The topmost ‘nine’, undivided, shows its subject free from insincerity, yet sure to fall into error, if he take action. (His action) will not be advantageous in any way.象传: 无妄之行, 穷之灾也. Xiàng zhuàn: Wú wàng zhī xíng, qióng zhī zāi yě.
'The action (in this case) of one who is free from insincerity' will occasion the calamity arising from action (when the time for it is) exhausted.
This translation of the YiJing classic text uses the original Chinese including the 象传 Xiàng zhuàn commentary converted to modern simplified characters and pinyin.
The English translation is based on William Legge (1899) ➚ which is now out of copyright. We have changed some wording and converted to American spelling.
We hope to replace this with a more modern translation.
In the first few paragraphs each gua is described. The name of the gua (hexagram) is followed by the two trigrams that make it up (lake, mountain, fire, water, earth, heaven, thunder and wind). Each gua has a controlling element (earth, fire, water, metal and wood). After this information there are three related guas. The Opposite gua is the one where all yang is changed to yin and yin to yang - it is usually opposite in meaning. The Inverse gua is the gua with the order inverted so first is last and vice versa. The mutual gua is a more complex combination and re-ordering of the internal trigrams making up the gua. Then the association of the gua to the annual cycle is shown - this is the Chinese lunar month number (not Western month). The controlling or host yao is considered the most important line in the gua and is highlighted in the hexagram.
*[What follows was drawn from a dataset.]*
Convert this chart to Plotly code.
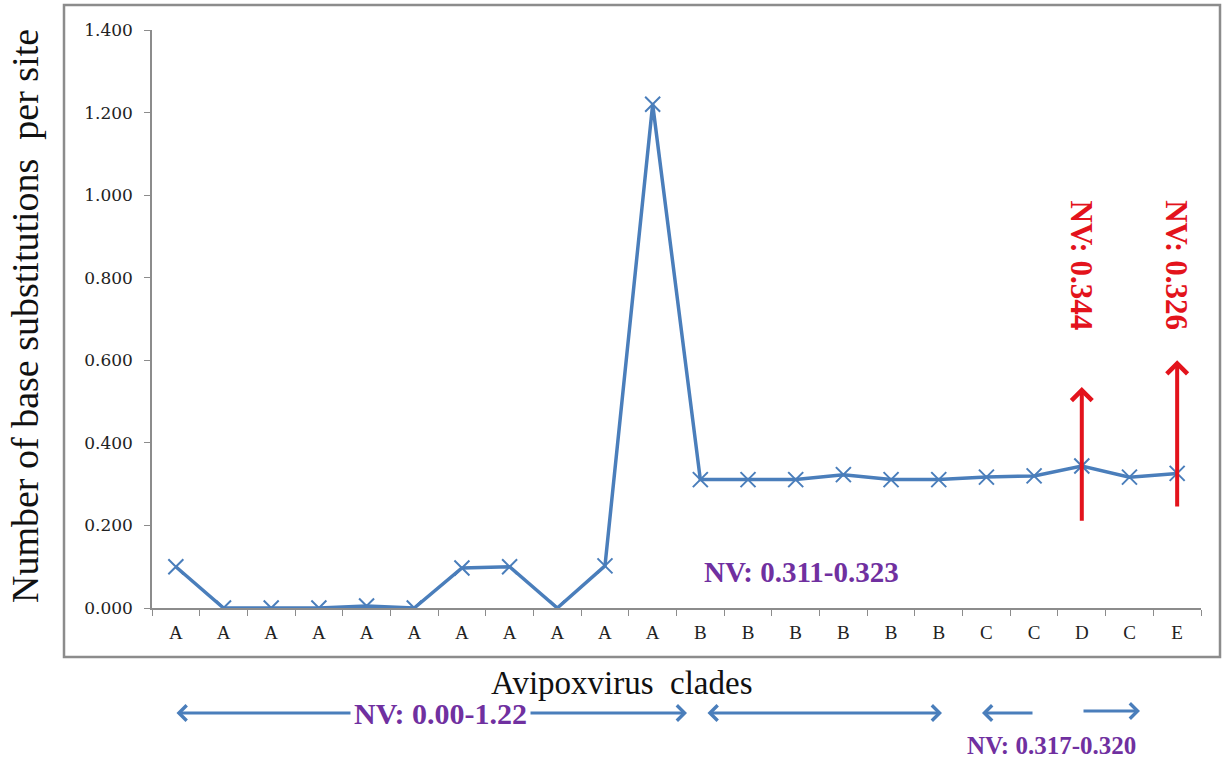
import plotly.graph_objects as go

# ---- data ----
clades = ["A", "A", "A", "A", "A", "A", "A", "A", "A", "A", "A",
          "B", "B", "B", "B", "B", "B", "C", "C", "D", "C", "E"]
values = [0.100, 0.000, 0.000, 0.000, 0.005, 0.000, 0.097, 0.100, 0.000, 0.102, 1.220,
          0.311, 0.311, 0.311, 0.323, 0.311, 0.311, 0.317, 0.320, 0.344, 0.317, 0.326]
y_ticks = [0.0, 0.2, 0.4, 0.6, 0.8, 1.0, 1.2, 1.4]
y_tick_text = ["0.000", "0.200", "0.400", "0.600", "0.800", "1.000", "1.200", "1.400"]

# red callouts: (category index, arrow start value, arrow end value, label)
red_callouts = [(19, 0.208, 0.535, "NV: 0.344"), (21, 0.242, 0.600, "NV: 0.326")]
red_label_y = 0.83

positions = list(range(len(clades)))

W, H = 1227, 765
L, R, T, B = 152, 1201, 30, 608  # plot area in pixels


def px(xp):
    return (xp - L) / (R - L)


def py(yp):
    return (B - yp) / (B - T)


BLUE = "#4A7EBB"
PURPLE = "#7030A0"
RED = "#E3131C"
GREY = "#8C8C8C"
SERIF = "Liberation Serif, Times New Roman, serif"
TICKFONT = "Georgia, DejaVu Serif, serif"

fig = go.Figure()
fig.add_trace(go.Scatter(
    x=positions, y=values, mode="lines+markers",
    line=dict(color=BLUE, width=3.5),
    marker=dict(symbol="x-thin", size=15, line=dict(color=BLUE, width=2)),
    showlegend=False, hoverinfo="y",
))

annotations = []

# red arrows and rotated labels
for idx, y0, y1, label in red_callouts:
    annotations.append(dict(
        x=idx, y=y1, xref="x", yref="y", ax=idx, ay=y0, axref="x", ayref="y",
        text="", showarrow=True, arrowhead=4, arrowsize=1.0, arrowwidth=4,
        arrowcolor=RED,
    ))
    annotations.append(dict(
        x=idx, y=red_label_y, xref="x", yref="y", text="<b>" + label + "</b>",
        showarrow=False, textangle=90, xanchor="center", yanchor="middle",
        font=dict(family=SERIF, size=31, color=RED),
    ))


def label(xp, yp, text, size, color, angle=0, bg=None):
    d = dict(
        x=px(xp), y=py(yp), xref="paper", yref="paper", text=text,
        showarrow=False, xanchor="center", yanchor="middle", textangle=angle,
        font=dict(family=SERIF, size=size, color=color),
    )
    if bg:
        d["bgcolor"] = bg
        d["borderpad"] = 3
    return d


# purple label inside plot
annotations.append(label(801, 572, "<b>NV: 0.311-0.323</b>", 29, PURPLE))


# bottom blue arrows (head px, head py, tail px, tail py, double?)
def arrow(hx, hy, tx, ty, double=False):
    d = dict(
        x=px(hx), y=py(hy), xref="paper", yref="paper",
        ax=tx - hx, ay=ty - hy, axref="pixel", ayref="pixel",
        text="", showarrow=True, arrowhead=4, arrowsize=1.0, arrowwidth=3,
        arrowcolor=BLUE,
    )
    if double:
        d["arrowside"] = "end+start"
        d["startarrowhead"] = 4
        d["startarrowsize"] = 1.0
    return d


annotations.append(arrow(687, 713, 175, 713, double=True))
annotations.append(arrow(942, 713, 706, 713, double=True))
annotations.append(arrow(982, 713, 1034, 713))
annotations.append(arrow(1140, 711, 1082, 711))

annotations.append(label(440, 713, "<b>NV: 0.00-1.22</b>", 30, PURPLE, bg="white"))
annotations.append(label(1051, 746, "<b>NV: 0.317-0.320</b>", 25, PURPLE))

# axis titles as annotations
annotations.append(label(622, 683, "Avipoxvirus  clades", 33, "#111"))
annotations.append(label(25, 316, "Number of base substitutions  per site", 38, "#111",
                         angle=-90))

shapes = [dict(
    type="rect", xref="paper", yref="paper",
    x0=px(64), x1=px(1220), y0=py(657), y1=py(5),
    line=dict(color=GREY, width=2.5), fillcolor="rgba(0,0,0,0)", layer="below",
)]

fig.update_layout(
    width=W, height=H,
    margin=dict(l=L, r=W - R, t=T, b=H - B, autoexpand=False),
    paper_bgcolor="white", plot_bgcolor="white",
    annotations=annotations, shapes=shapes,
    xaxis=dict(
        range=[-0.5, len(clades) - 0.5], tickmode="array", tickvals=positions,
        ticktext=clades, ticks="", showgrid=False, zeroline=False,
        showline=True, linecolor=GREY, linewidth=1.5,
        tickfont=dict(family=SERIF, size=19, color="#222"),
        minor=dict(ticks="outside", ticklen=6, tickcolor=GREY, tick0=0.5, dtick=1,
                   showgrid=False),
        ticklabelstandoff=6,
    ),
    yaxis=dict(
        range=[0, 1.4], tickmode="array", tickvals=y_ticks, ticktext=y_tick_text,
        ticks="outside", ticklen=6, tickcolor=GREY, showgrid=False, zeroline=False,
        showline=True, linecolor=GREY, linewidth=1.5,
        tickfont=dict(family=TICKFONT, size=17, color="#222"),
        ticklabelstandoff=8,
    ),
)

fig.write_html("out.html", config={"displayModeBar": False},
               post_script="document.body.style.margin='0px';"
                           "document.body.style.overflow='hidden';")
The main description for the hexagram is then followed by a section for each of the six possible changing lines which indicate the transformation into another, related gua. The text uses ‘nine’ to refer to a yang line and ‘six’ for a yin line. The pure yin and yang hexagrams have, however, a different text structure as they are so important.